Written request - Give only the number of lines that include the string "chart".
### Given records
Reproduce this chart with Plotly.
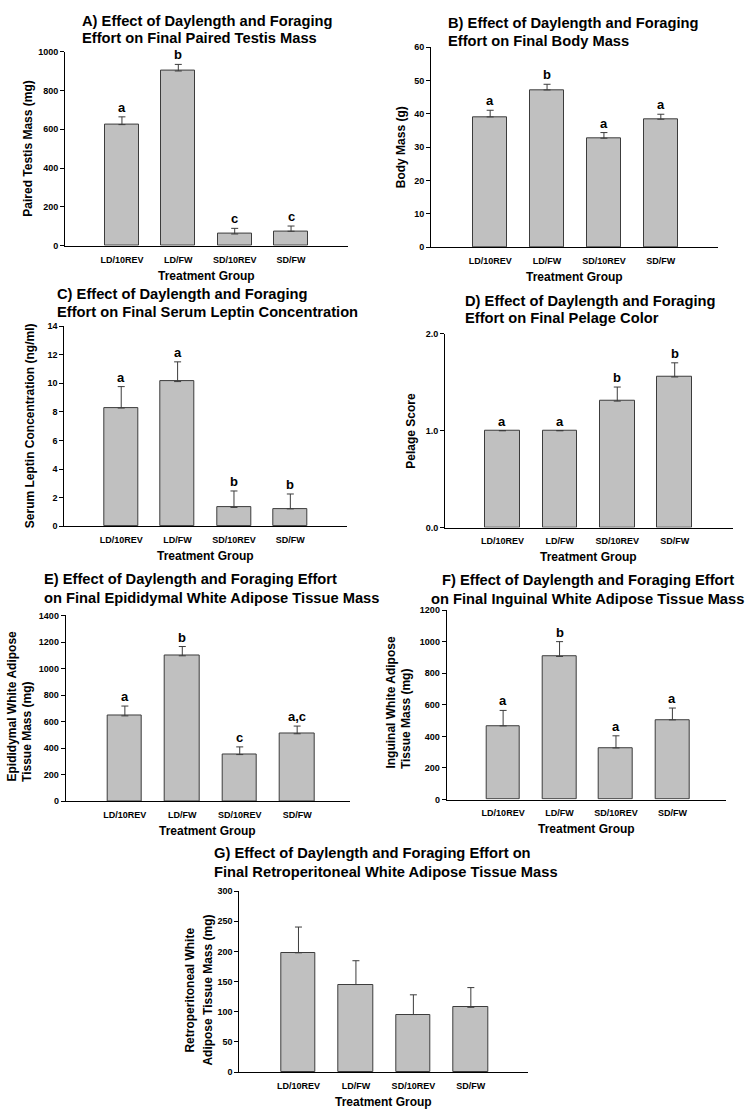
######
### Given records
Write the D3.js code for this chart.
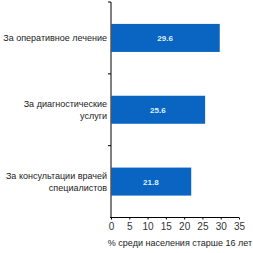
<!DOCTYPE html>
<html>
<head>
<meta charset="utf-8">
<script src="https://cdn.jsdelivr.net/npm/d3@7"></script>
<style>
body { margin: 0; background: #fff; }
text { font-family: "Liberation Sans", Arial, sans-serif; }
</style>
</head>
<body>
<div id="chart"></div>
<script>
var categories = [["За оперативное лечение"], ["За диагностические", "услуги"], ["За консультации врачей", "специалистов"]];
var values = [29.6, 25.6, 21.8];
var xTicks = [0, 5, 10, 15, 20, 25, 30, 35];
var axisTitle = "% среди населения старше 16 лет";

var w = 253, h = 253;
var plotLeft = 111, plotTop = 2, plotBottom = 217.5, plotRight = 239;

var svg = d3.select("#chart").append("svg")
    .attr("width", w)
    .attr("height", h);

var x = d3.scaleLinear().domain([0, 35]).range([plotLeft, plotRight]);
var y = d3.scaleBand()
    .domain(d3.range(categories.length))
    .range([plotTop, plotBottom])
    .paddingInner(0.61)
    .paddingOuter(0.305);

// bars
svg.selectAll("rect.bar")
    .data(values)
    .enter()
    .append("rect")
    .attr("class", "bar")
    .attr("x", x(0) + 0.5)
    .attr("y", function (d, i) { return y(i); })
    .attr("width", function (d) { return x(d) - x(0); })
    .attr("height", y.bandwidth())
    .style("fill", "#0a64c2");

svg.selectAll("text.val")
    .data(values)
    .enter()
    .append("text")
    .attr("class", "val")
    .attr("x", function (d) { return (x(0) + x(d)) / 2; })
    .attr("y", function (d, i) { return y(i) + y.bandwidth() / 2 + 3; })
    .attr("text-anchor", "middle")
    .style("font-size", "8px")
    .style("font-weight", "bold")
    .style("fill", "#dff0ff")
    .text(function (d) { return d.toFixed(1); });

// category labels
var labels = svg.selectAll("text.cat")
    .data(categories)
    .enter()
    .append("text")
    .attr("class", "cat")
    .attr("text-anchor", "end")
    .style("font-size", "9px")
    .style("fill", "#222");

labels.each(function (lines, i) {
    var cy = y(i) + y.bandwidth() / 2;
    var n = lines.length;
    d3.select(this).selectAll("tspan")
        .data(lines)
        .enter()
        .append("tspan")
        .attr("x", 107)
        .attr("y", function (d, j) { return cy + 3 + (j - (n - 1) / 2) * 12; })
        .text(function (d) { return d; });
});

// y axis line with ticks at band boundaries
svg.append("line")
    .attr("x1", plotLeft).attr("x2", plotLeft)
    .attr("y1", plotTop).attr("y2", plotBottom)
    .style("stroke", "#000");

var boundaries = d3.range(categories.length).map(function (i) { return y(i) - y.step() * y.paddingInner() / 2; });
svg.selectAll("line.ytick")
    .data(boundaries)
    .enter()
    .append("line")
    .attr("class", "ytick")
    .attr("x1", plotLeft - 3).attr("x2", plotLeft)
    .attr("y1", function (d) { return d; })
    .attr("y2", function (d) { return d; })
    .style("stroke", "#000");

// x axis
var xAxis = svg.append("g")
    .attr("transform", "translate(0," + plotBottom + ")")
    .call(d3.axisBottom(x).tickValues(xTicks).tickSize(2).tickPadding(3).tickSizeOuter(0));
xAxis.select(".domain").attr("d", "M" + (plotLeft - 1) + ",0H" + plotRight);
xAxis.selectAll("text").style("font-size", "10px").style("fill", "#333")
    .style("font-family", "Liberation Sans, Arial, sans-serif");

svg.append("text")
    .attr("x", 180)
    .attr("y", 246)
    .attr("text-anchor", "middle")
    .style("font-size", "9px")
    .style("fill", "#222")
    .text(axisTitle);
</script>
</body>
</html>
######
Finished answer - 4